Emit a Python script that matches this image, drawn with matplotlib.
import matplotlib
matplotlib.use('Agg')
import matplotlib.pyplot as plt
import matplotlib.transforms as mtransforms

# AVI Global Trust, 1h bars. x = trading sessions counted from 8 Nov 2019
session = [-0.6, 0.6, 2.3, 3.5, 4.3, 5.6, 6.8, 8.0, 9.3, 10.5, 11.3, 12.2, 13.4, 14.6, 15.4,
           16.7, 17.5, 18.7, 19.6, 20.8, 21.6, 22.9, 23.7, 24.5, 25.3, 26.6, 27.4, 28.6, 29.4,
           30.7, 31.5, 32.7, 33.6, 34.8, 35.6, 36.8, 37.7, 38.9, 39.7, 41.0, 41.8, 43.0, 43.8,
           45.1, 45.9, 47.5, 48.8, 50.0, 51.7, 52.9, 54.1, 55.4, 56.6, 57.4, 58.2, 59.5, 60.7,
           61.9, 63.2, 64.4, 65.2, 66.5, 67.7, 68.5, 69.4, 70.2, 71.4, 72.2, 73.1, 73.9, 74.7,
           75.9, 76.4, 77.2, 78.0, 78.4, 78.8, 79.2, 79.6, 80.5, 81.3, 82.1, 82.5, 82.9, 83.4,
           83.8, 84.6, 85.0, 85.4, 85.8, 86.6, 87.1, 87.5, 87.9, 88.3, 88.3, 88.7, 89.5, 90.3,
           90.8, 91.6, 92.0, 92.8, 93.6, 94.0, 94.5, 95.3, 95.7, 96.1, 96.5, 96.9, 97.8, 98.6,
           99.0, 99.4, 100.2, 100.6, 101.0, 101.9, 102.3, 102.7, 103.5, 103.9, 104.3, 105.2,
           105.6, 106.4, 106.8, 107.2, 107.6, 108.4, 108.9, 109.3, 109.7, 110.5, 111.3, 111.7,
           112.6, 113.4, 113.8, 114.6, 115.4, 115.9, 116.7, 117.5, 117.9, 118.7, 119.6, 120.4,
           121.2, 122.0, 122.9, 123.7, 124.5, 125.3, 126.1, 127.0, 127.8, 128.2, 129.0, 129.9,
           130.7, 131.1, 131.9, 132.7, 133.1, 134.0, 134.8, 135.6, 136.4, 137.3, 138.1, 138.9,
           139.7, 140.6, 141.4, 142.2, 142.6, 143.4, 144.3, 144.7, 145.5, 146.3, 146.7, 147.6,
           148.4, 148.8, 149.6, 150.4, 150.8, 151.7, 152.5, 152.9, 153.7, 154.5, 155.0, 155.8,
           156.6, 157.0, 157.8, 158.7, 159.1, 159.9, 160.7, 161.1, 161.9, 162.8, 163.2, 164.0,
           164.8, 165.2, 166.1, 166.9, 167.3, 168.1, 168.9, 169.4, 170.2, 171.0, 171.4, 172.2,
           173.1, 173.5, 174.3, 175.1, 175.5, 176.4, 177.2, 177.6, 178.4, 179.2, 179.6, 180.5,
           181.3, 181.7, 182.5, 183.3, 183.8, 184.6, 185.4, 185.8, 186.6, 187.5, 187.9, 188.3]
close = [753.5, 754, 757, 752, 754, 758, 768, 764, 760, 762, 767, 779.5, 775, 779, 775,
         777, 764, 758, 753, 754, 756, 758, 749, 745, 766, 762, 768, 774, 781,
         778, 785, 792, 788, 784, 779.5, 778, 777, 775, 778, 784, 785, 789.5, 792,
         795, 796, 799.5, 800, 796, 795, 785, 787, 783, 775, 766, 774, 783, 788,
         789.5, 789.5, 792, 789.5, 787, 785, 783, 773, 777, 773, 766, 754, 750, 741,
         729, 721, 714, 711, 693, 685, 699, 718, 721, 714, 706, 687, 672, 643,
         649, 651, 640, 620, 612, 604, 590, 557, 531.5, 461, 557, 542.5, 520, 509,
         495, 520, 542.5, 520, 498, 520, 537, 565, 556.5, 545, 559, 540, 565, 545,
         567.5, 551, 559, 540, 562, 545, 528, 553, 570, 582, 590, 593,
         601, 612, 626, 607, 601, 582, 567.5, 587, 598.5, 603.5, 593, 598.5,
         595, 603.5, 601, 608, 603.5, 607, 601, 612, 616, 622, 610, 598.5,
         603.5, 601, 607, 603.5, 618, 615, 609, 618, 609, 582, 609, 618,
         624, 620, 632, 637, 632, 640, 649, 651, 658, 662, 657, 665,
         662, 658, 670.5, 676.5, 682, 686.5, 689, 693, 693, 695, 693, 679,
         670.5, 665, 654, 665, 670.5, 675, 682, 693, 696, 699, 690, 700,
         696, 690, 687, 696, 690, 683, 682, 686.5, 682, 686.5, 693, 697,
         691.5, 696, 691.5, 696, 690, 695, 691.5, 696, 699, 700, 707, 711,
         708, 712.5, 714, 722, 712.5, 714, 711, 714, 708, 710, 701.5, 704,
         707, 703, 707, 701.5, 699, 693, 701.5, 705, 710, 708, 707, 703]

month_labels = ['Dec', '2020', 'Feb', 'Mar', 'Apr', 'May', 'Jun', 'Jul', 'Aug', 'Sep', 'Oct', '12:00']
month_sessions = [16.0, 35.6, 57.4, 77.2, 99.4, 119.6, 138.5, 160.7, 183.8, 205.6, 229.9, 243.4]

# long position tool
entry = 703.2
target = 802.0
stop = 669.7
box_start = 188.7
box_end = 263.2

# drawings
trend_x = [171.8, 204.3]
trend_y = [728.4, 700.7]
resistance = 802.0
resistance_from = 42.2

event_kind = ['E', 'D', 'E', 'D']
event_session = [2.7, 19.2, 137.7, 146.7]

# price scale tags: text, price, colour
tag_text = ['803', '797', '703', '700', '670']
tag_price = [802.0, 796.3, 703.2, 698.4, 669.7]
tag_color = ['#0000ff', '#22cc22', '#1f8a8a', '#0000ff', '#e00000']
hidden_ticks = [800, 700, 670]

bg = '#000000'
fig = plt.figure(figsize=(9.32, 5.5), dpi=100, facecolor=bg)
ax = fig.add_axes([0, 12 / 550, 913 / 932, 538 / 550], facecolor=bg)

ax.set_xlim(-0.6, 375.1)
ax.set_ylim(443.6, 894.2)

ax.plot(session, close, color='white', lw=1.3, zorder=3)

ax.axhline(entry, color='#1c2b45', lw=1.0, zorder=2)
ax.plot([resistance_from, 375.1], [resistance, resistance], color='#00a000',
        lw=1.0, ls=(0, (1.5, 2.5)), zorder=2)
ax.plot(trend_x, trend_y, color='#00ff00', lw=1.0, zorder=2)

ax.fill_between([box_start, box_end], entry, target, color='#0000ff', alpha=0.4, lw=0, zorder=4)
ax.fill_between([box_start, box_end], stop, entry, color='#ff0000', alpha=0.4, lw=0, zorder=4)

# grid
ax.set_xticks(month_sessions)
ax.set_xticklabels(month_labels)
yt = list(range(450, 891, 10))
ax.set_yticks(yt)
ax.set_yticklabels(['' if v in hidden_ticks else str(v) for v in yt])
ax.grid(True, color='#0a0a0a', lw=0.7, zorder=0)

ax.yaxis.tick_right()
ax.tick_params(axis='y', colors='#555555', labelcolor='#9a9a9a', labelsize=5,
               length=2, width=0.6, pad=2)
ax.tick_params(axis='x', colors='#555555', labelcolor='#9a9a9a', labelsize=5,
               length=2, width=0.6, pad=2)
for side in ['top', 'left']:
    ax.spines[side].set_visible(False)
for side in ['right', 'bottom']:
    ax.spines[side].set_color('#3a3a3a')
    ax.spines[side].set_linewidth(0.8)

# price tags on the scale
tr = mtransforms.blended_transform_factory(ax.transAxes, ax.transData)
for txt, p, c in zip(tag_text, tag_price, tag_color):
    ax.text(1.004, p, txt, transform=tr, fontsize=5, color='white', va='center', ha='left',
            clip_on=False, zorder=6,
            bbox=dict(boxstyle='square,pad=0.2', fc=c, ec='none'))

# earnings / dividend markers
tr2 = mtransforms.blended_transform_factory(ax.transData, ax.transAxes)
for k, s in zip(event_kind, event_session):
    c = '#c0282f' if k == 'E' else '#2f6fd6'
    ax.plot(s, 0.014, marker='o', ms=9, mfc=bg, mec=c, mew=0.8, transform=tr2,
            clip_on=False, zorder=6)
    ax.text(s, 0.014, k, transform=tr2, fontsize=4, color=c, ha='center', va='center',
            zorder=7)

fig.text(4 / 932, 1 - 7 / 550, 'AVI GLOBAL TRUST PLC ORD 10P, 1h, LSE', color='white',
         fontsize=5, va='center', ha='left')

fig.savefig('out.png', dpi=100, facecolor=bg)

---------------

_Stated exercise:_
Return exactly, please, the lines of the material from the first one down to and including the line where "import matplotlib.transforms as mtransforms" appears.

_Response to the task:_
Emit a Python script that matches this image, drawn with matplotlib.
import matplotlib
matplotlib.use('Agg')
import matplotlib.pyplot as plt
import matplotlib.transforms as mtransforms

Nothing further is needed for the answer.